Robert Pahre, a professor of political science, designates fund for off-campus classes
Robert Pahre
Robert Pahre, professor of political science.

As he was transitioning out of his position as head of the Department of Political Science, Robert Pahre had no idea that his term would end with a surprise gift that would allow him to quite literally “pay it forward.”

At the department’s first ever alumni awards ceremony in April 2019, members of the Board of Visitors, a political science alumni board, announced the creation of the Pahre Fund, which was designated to benefit undergraduate students. There were no other requirements attached to the fund; the board wanted Pahre to be the one who decided how the money was used.

“They were leaving it open for me to decide what was meaningful for me, because the most important thing in gifts and honors is what's meaningful to the person involved,” Pahre said. Off-campus courses have long been meaningful to Pahre, and it took him a couple of months to ponder how the fund might help.

As those months passed by, the idea finally came to him.

“I thought, ‘Well what isn't being funded? Where's the gap?’ And the gap is the infrastructure,” Pahre said.

Before someone teaches a class, there could be many things an instructor needs to do to make sure the class runs as smoothly as possible. For example, in political science, students have the opportunity to take classes that take place off campus.

Pahre has taught classes about national parks that actually bring students to national parks. Drivers are often needed, which the Pahre Fund could help pay for. With the Pahre Fund, instructors can prepare for these classes by going out to the location before the class starts. Other possibilities for the fund include supporting teaching assistants or acquiring class supplies.

“That's the gap that benefits students, which I care about a lot,” Pahre said. “But it benefits students in a nonobvious way.” 

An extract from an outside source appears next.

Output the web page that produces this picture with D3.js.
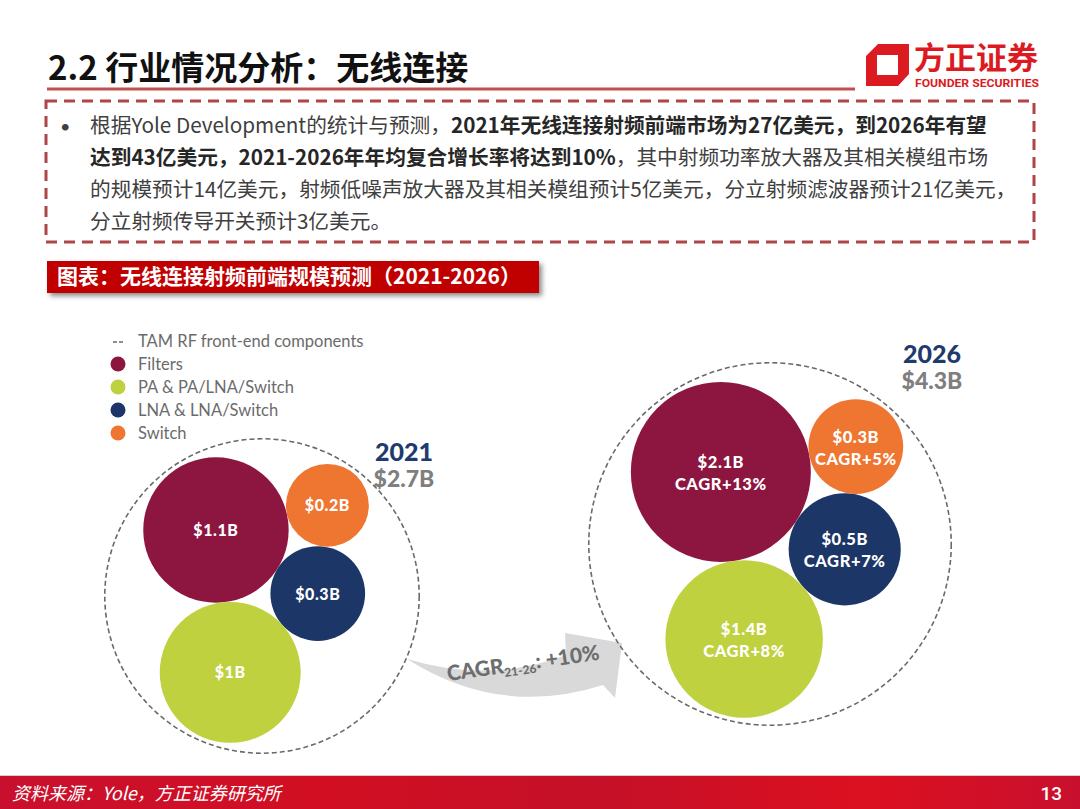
<!DOCTYPE html>
<html>
<head>
<meta charset="utf-8">
<script src="https://cdn.jsdelivr.net/npm/d3@7"></script>
<style>
  html, body { margin: 0; padding: 0; background: #fff; }
  svg { display: block; }
</style>
</head>
<body>
<svg id="chart" width="1080" height="809"></svg>
<script>
// 数据：无线连接射频前端规模（十亿美元）
const categories = ['Filters', 'PA & PA/LNA/Switch', 'LNA & LNA/Switch', 'Switch'];
const years = ['2021', '2026'];
const totals = [2.7, 4.3];
const values2021 = [1.1, 1.0, 0.3, 0.2];
const values2026 = [2.1, 1.4, 0.5, 0.3];
const cagr2026 = [13, 8, 7, 5];
const cagrTotal = 10;
const tamLabel = 'TAM RF front-end components';

// 样式
const palette = ['#8c1640', '#bfd13f', '#1c3668', '#ee7631'];
const color = d3.scaleOrdinal(categories, palette);
const cjk = '"Noto Sans CJK SC", "Noto Sans", sans-serif';
const latin = 'Lato, "Open Sans", sans-serif';

let svg = d3.select('#chart');
let defs = svg.append('defs');
defs.append('filter').attr('id', 'shadow')
    .attr('x', '-5%').attr('y', '-20%').attr('width', '115%').attr('height', '160%')
    .append('feDropShadow')
    .attr('dx', 3).attr('dy', 3).attr('stdDeviation', 2.5)
    .attr('flood-color', '#000').attr('flood-opacity', 0.45);
let footGrad = defs.append('linearGradient').attr('id', 'footGrad');
[['0%', '#c8102e'], ['30%', '#d20f22'], ['55%', '#c41028'], ['80%', '#dc1020'], ['100%', '#c8102e']]
    .forEach(s => footGrad.append('stop').attr('offset', s[0]).attr('stop-color', s[1]));

// ---------- 页眉 ----------
svg.append('text')
    .attr('x', 48).attr('y', 80)
    .attr('font-family', cjk).attr('font-weight', 700).attr('font-size', 33)
    .attr('fill', '#111')
    .text('2.2 行业情况分析：无线连接');
svg.append('line')
    .attr('x1', 47).attr('x2', 855).attr('y1', 89).attr('y2', 89)
    .attr('stroke', '#c0504d').attr('stroke-width', 3);

// 方正证券 logo
svg.append('path')
    .attr('d', 'M878,44 L909,44 L909,74 L898,86 L866,86 L866,56 Z M877,55 L898,55 L898,75 L877,75 Z')
    .attr('fill', '#dc1a22').attr('fill-rule', 'evenodd');
svg.append('text')
    .attr('x', 914).attr('y', 69)
    .attr('font-family', cjk).attr('font-weight', 700).attr('font-size', 31)
    .attr('fill', '#dc1a22')
    .attr('textLength', 124).attr('lengthAdjust', 'spacingAndGlyphs')
    .text('方正证券');
svg.append('text')
    .attr('x', 915).attr('y', 87)
    .attr('font-family', 'Roboto, sans-serif').attr('font-weight', 700).attr('font-size', 11)
    .attr('fill', '#dc1a22')
    .attr('textLength', 124).attr('lengthAdjust', 'spacingAndGlyphs')
    .text('FOUNDER SECURITIES');

// ---------- 文字框 ----------
svg.append('rect')
    .attr('x', 46).attr('y', 101).attr('width', 988).attr('height', 141)
    .attr('fill', 'none').attr('stroke', '#b04545').attr('stroke-width', 3)
    .attr('stroke-dasharray', '11,7');

const paraLines = [
    [['根据Yole Development的统计与预测，', 400], ['2021年无线连接射频前端市场为27亿美元，到2026年有望', 700]],
    [['达到43亿美元，2021-2026年年均复合增长率将达到10%', 700], ['，其中射频功率放大器及其相关模组市场', 400]],
    [['的规模预计14亿美元，射频低噪声放大器及其相关模组预计5亿美元，分立射频滤波器预计21亿美元，', 400]],
    [['分立射频传导开关预计3亿美元。', 400]]
];
svg.append('text')
    .attr('x', 60).attr('y', 133)
    .attr('font-family', latin).attr('font-size', 18).attr('fill', '#404040')
    .text('•');
paraLines.forEach((line, i) => {
    let t = svg.append('text')
        .attr('x', 90).attr('y', 133 + i * 32)
        .attr('font-family', cjk).attr('font-size', 20.7);
    line.forEach(seg => {
        t.append('tspan')
            .attr('font-weight', seg[1])
            .attr('fill', seg[1] === 700 ? '#262626' : '#404040')
            .text(seg[0]);
    });
});

// ---------- 图表标题 ----------
svg.append('rect')
    .attr('x', 47).attr('y', 261).attr('width', 492).attr('height', 32)
    .attr('fill', '#c00000').attr('filter', 'url(#shadow)');
svg.append('text')
    .attr('x', 57).attr('y', 284)
    .attr('font-family', cjk).attr('font-weight', 700).attr('font-size', 21)
    .attr('fill', '#fff')
    .text('图表：无线连接射频前端规模预测（2021-2026）');

// ---------- 图例 ----------
let legend = svg.append('g').attr('transform', 'translate(118,341)');
const legendRows = [tamLabel].concat(categories);
legend.selectAll('text')
    .data(legendRows)
    .enter()
    .append('text')
    .attr('x', 20)
    .attr('y', (d, i) => i * 23 + 6)
    .attr('font-family', latin).attr('font-size', 16.5).attr('fill', '#6b6b6b')
    .text(d => d);
legend.append('line')
    .attr('x1', -5).attr('x2', 5).attr('y1', 1).attr('y2', 1)
    .attr('stroke', '#6b6b6b').attr('stroke-width', 1.6).attr('stroke-dasharray', '4,2');
legend.selectAll('circle')
    .data(categories)
    .enter()
    .append('circle')
    .attr('cx', 0)
    .attr('cy', (d, i) => (i + 1) * 23)
    .attr('r', 7.5)
    .attr('fill', d => color(d));

// ---------- 增长箭头 ----------
svg.append('path')
    .attr('d', 'M407,659 Q490,684 566,655 L565,633 L622,643 L615,698 L603,685 Q500,718 407,659 Z')
    .attr('fill', '#d9d9d9');
let arrowText = svg.append('text')
    .attr('transform', 'translate(448,681) rotate(-8)')
    .attr('font-family', latin).attr('font-weight', 900).attr('fill', '#6e6e6e');
arrowText.append('tspan').attr('font-size', 21).text('CAGR');
arrowText.append('tspan').attr('font-size', 12).attr('dy', 4).text('21-26');
arrowText.append('tspan').attr('font-size', 21).attr('dy', -4).text(': +' + cagrTotal + '%');

// ---------- 气泡 ----------
// 半径比例尺：数值 -> 半径
let rScale = d3.scalePow().exponent(0.33)
    .domain([0, d3.max(values2026)])
    .range([0, 90]);
const packOrder = [0, 2, 1, 3];
const tilt = 32 * Math.PI / 180;
let fmt = v => '$' + d3.format('~g')(v) + 'B';

let drawYear = function (cx, cy, values, cagr) {
    let nodes = packOrder.map(i => ({key: categories[i], value: values[i], cagr: cagr ? cagr[i] : null, r: rScale(values[i])}));
    d3.packSiblings(nodes);
    let enc = d3.packEnclose(nodes);
    nodes.forEach(d => {
        let x = d.x - enc.x, y = d.y - enc.y;
        d.px = cx + x * Math.cos(tilt) - y * Math.sin(tilt);
        d.py = cy + x * Math.sin(tilt) + y * Math.cos(tilt);
    });
    let g = svg.append('g');
    g.append('circle')
        .attr('cx', cx).attr('cy', cy).attr('r', enc.r + 4)
        .attr('fill', 'none').attr('stroke', '#6a6a6a')
        .attr('stroke-width', 1.6).attr('stroke-dasharray', '5,3');
    g.selectAll('circle.bubble')
        .data(nodes)
        .enter()
        .append('circle')
        .attr('class', 'bubble')
        .attr('cx', d => d.px).attr('cy', d => d.py).attr('r', d => d.r)
        .attr('fill', d => color(d.key));
    let labels = g.selectAll('text.val')
        .data(nodes)
        .enter()
        .append('text')
        .attr('class', 'val')
        .attr('x', d => d.px)
        .attr('y', d => d.py + (cagr ? -4 : 6))
        .attr('text-anchor', 'middle')
        .attr('font-family', latin).attr('font-weight', 900)
        .attr('font-size', cagr ? 16.5 : 16).attr('letter-spacing', 0.6)
        .attr('fill', '#fff');
    labels.append('tspan').text(d => fmt(d.value));
    if (cagr) {
        labels.append('tspan')
            .attr('x', d => d.px).attr('dy', 22)
            .text(d => 'CAGR+' + d.cagr + '%');
    }
    return enc.r;
};

drawYear(262, 596, values2021, null);
drawYear(770, 544, values2026, cagr2026);

// 年份 / 总规模
const yearLabelPos = [[404, 461], [932, 363]];
years.forEach((y, i) => {
    let p = yearLabelPos[i];
    svg.append('text')
        .attr('x', p[0]).attr('y', p[1]).attr('text-anchor', 'middle')
        .attr('font-family', latin).attr('font-weight', 900).attr('font-size', 25)
        .attr('fill', '#1f3a6e').text(y);
    svg.append('text')
        .attr('x', p[0]).attr('y', p[1] + 26).attr('text-anchor', 'middle')
        .attr('font-family', latin).attr('font-weight', 900).attr('font-size', 23)
        .attr('fill', '#7f7f7f').text(fmt(totals[i]));
});

// ---------- 页脚 ----------
svg.append('line')
    .attr('x1', 0).attr('x2', 1080).attr('y1', 775.5).attr('y2', 775.5)
    .attr('stroke', '#d0d0d0').attr('stroke-width', 1);
svg.append('rect')
    .attr('x', 0).attr('y', 776).attr('width', 1080).attr('height', 33)
    .attr('fill', 'url(#footGrad)');
svg.append('text')
    .attr('x', 12).attr('y', 800)
    .attr('font-family', cjk).attr('font-size', 18).attr('font-style', 'italic')
    .attr('fill', '#fff')
    .text('资料来源：Yole，方正证券研究所');
svg.append('text')
    .attr('x', 1062).attr('y', 800).attr('text-anchor', 'end')
    .attr('font-family', 'Roboto, sans-serif').attr('font-weight', 500).attr('font-size', 19)
    .attr('fill', '#fff')
    .text('13');
</script>
</body>
</html>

Having studied abroad in Vienna during his own undergraduate years, Pahre said those kinds of experiences can be academically and personally transformative for a student’s learning.

“Hopefully people will come up with ideas for off-campus programs that I have not imagined,” Pahre said. “There's the stuff that you imagine personally and then there's the stuff you can't imagine personally. And the stuff that I can't imagine is more interesting because I haven’t imagined it myself.”

John Beck (BA, ’71, political science; MA, ’74, journalism), who was president of the Board of Visitors when it created the Pahre Fund, said that the Pahre Fund is one initiative of several that the board has taken recently to support undergraduate study in the department. Another initiative includes a mentoring program for undergraduate students to meet with and be mentored by political science alumni.  The next session of this program is scheduled for October. 

Beck said that the board members believe that Pahre is particularly interested in furthering the department in terms of students, faculty, and other resources.

“I certainly think Bob deserves some recognition in terms of a scholarship with his name on it, for the job that he did in the five years as department head," Beck said.